**Data block:**
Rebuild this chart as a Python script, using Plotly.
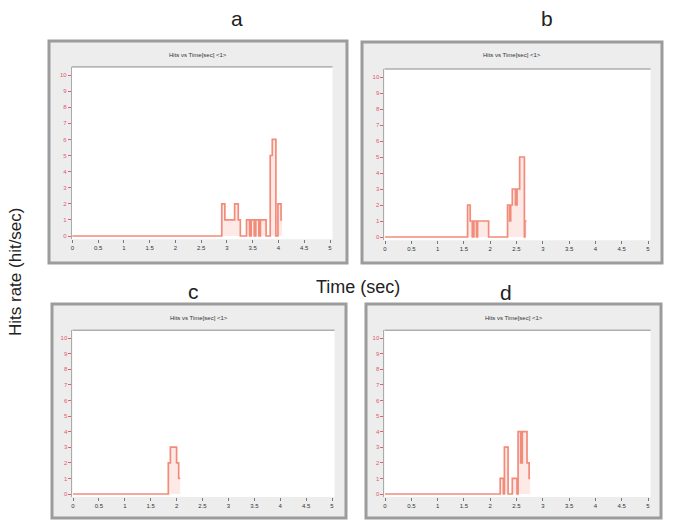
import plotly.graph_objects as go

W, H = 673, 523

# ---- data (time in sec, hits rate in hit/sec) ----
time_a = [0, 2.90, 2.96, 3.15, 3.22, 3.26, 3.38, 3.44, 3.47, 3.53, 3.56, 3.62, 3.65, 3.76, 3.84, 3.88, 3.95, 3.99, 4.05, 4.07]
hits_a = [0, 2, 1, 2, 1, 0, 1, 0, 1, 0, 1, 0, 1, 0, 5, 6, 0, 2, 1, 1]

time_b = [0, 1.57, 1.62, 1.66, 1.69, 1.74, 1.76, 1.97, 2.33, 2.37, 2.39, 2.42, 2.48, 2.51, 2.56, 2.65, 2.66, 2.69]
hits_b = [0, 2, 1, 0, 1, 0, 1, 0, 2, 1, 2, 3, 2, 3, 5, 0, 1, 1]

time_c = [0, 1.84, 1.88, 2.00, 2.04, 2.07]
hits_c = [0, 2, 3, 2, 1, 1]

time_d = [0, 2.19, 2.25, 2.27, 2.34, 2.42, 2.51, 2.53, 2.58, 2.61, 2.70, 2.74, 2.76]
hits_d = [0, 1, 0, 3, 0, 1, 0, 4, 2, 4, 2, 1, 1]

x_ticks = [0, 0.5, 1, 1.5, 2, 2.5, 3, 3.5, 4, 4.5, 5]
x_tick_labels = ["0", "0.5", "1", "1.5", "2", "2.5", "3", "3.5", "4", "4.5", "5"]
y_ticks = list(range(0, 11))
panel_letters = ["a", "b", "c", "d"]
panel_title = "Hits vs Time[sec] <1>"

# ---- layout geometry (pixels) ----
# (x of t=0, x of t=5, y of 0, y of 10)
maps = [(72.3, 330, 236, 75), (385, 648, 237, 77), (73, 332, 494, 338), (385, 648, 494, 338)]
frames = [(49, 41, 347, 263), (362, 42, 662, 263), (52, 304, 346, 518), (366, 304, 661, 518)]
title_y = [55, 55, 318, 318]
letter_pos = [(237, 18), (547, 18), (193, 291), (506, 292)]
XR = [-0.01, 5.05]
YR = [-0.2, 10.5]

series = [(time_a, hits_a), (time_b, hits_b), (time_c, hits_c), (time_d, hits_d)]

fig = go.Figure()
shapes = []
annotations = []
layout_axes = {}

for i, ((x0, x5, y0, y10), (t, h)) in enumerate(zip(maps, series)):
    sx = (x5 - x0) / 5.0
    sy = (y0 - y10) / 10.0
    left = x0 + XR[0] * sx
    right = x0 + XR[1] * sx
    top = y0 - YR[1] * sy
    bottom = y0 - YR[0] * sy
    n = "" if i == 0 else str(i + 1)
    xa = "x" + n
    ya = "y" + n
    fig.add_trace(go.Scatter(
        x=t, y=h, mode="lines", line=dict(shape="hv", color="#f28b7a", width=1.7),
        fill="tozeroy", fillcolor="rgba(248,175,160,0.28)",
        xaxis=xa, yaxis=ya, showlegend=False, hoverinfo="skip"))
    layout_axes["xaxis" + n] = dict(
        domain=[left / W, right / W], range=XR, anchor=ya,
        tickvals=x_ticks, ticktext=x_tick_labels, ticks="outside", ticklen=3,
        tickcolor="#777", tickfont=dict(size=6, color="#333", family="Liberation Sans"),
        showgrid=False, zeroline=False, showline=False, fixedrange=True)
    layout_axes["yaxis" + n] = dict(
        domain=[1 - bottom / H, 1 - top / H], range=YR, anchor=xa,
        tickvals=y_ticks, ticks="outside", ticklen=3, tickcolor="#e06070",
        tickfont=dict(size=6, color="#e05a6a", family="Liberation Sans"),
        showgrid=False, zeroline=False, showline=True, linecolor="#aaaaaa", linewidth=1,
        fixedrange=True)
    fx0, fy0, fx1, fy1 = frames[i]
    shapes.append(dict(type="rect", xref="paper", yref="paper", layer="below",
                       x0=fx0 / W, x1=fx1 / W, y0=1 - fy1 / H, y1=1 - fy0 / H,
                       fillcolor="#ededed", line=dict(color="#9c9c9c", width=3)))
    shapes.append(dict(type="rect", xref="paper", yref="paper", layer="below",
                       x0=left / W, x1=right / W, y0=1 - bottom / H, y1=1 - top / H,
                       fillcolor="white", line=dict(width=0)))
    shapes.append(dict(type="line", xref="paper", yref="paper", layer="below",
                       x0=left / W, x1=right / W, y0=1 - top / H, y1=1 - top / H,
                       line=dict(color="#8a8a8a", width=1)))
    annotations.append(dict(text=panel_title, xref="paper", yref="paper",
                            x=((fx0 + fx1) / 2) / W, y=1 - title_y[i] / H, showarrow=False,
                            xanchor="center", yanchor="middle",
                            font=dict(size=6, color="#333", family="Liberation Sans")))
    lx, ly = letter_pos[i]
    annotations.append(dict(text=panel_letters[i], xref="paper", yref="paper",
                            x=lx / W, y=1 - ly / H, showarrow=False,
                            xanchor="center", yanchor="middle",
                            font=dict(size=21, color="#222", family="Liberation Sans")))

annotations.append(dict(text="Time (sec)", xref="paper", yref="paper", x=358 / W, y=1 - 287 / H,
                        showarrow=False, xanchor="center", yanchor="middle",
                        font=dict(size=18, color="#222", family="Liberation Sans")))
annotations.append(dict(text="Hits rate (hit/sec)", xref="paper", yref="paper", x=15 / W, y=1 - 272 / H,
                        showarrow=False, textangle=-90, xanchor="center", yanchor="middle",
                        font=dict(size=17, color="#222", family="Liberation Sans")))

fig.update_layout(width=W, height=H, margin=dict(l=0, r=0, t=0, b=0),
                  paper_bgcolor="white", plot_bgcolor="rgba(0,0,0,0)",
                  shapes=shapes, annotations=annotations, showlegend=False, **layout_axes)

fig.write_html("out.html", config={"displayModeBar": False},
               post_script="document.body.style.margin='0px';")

**Task details:**
Working from the lines above, reproduce the material exactly and exclude its pictures.

**Written answer:**
Rebuild this chart as a Python script, using Plotly.
import plotly.graph_objects as go

W, H = 673, 523

# ---- data (time in sec, hits rate in hit/sec) ----
time_a = [0, 2.90, 2.96, 3.15, 3.22, 3.26, 3.38, 3.44, 3.47, 3.53, 3.56, 3.62, 3.65, 3.76, 3.84, 3.88, 3.95, 3.99, 4.05, 4.07]
hits_a = [0, 2, 1, 2, 1, 0, 1, 0, 1, 0, 1, 0, 1, 0, 5, 6, 0, 2, 1, 1]

time_b = [0, 1.57, 1.62, 1.66, 1.69, 1.74, 1.76, 1.97, 2.33, 2.37, 2.39, 2.42, 2.48, 2.51, 2.56, 2.65, 2.66, 2.69]
hits_b = [0, 2, 1, 0, 1, 0, 1, 0, 2, 1, 2, 3, 2, 3, 5, 0, 1, 1]

time_c = [0, 1.84, 1.88, 2.00, 2.04, 2.07]
hits_c = [0, 2, 3, 2, 1, 1]

time_d = [0, 2.19, 2.25, 2.27, 2.34, 2.42, 2.51, 2.53, 2.58, 2.61, 2.70, 2.74, 2.76]
hits_d = [0, 1, 0, 3, 0, 1, 0, 4, 2, 4, 2, 1, 1]

x_ticks = [0, 0.5, 1, 1.5, 2, 2.5, 3, 3.5, 4, 4.5, 5]
x_tick_labels = ["0", "0.5", "1", "1.5", "2", "2.5", "3", "3.5", "4", "4.5", "5"]
y_ticks = list(range(0, 11))
panel_letters = ["a", "b", "c", "d"]
panel_title = "Hits vs Time[sec] <1>"

# ---- layout geometry (pixels) ----
# (x of t=0, x of t=5, y of 0, y of 10)
maps = [(72.3, 330, 236, 75), (385, 648, 237, 77), (73, 332, 494, 338), (385, 648, 494, 338)]
frames = [(49, 41, 347, 263), (362, 42, 662, 263), (52, 304, 346, 518), (366, 304, 661, 518)]
title_y = [55, 55, 318, 318]
letter_pos = [(237, 18), (547, 18), (193, 291), (506, 292)]
XR = [-0.01, 5.05]
YR = [-0.2, 10.5]

series = [(time_a, hits_a), (time_b, hits_b), (time_c, hits_c), (time_d, hits_d)]

fig = go.Figure()
shapes = []
annotations = []
layout_axes = {}

for i, ((x0, x5, y0, y10), (t, h)) in enumerate(zip(maps, series)):
    sx = (x5 - x0) / 5.0
    sy = (y0 - y10) / 10.0
    left = x0 + XR[0] * sx
    right = x0 + XR[1] * sx
    top = y0 - YR[1] * sy
    bottom = y0 - YR[0] * sy
    n = "" if i == 0 else str(i + 1)
    xa = "x" + n
    ya = "y" + n
    fig.add_trace(go.Scatter(
        x=t, y=h, mode="lines", line=dict(shape="hv", color="#f28b7a", width=1.7),
        fill="tozeroy", fillcolor="rgba(248,175,160,0.28)",
        xaxis=xa, yaxis=ya, showlegend=False, hoverinfo="skip"))
    layout_axes["xaxis" + n] = dict(
        domain=[left / W, right / W], range=XR, anchor=ya,
        tickvals=x_ticks, ticktext=x_tick_labels, ticks="outside", ticklen=3,
        tickcolor="#777", tickfont=dict(size=6, color="#333", family="Liberation Sans"),
        showgrid=False, zeroline=False, showline=False, fixedrange=True)
    layout_axes["yaxis" + n] = dict(
        domain=[1 - bottom / H, 1 - top / H], range=YR, anchor=xa,
        tickvals=y_ticks, ticks="outside", ticklen=3, tickcolor="#e06070",
        tickfont=dict(size=6, color="#e05a6a", family="Liberation Sans"),
        showgrid=False, zeroline=False, showline=True, linecolor="#aaaaaa", linewidth=1,
        fixedrange=True)
    fx0, fy0, fx1, fy1 = frames[i]
    shapes.append(dict(type="rect", xref="paper", yref="paper", layer="below",
                       x0=fx0 / W, x1=fx1 / W, y0=1 - fy1 / H, y1=1 - fy0 / H,
                       fillcolor="#ededed", line=dict(color="#9c9c9c", width=3)))
    shapes.append(dict(type="rect", xref="paper", yref="paper", layer="below",
                       x0=left / W, x1=right / W, y0=1 - bottom / H, y1=1 - top / H,
                       fillcolor="white", line=dict(width=0)))
    shapes.append(dict(type="line", xref="paper", yref="paper", layer="below",
                       x0=left / W, x1=right / W, y0=1 - top / H, y1=1 - top / H,
                       line=dict(color="#8a8a8a", width=1)))
    annotations.append(dict(text=panel_title, xref="paper", yref="paper",
                            x=((fx0 + fx1) / 2) / W, y=1 - title_y[i] / H, showarrow=False,
                            xanchor="center", yanchor="middle",
                            font=dict(size=6, color="#333", family="Liberation Sans")))
    lx, ly = letter_pos[i]
    annotations.append(dict(text=panel_letters[i], xref="paper", yref="paper",
                            x=lx / W, y=1 - ly / H, showarrow=False,
                            xanchor="center", yanchor="middle",
                            font=dict(size=21, color="#222", family="Liberation Sans")))

annotations.append(dict(text="Time (sec)", xref="paper", yref="paper", x=358 / W, y=1 - 287 / H,
                        showarrow=False, xanchor="center", yanchor="middle",
                        font=dict(size=18, color="#222", family="Liberation Sans")))
annotations.append(dict(text="Hits rate (hit/sec)", xref="paper", yref="paper", x=15 / W, y=1 - 272 / H,
                        showarrow=False, textangle=-90, xanchor="center", yanchor="middle",
                        font=dict(size=17, color="#222", family="Liberation Sans")))

fig.update_layout(width=W, height=H, margin=dict(l=0, r=0, t=0, b=0),
                  paper_bgcolor="white", plot_bgcolor="rgba(0,0,0,0)",
                  shapes=shapes, annotations=annotations, showlegend=False, **layout_axes)

fig.write_html("out.html", config={"displayModeBar": False},
               post_script="document.body.style.margin='0px';")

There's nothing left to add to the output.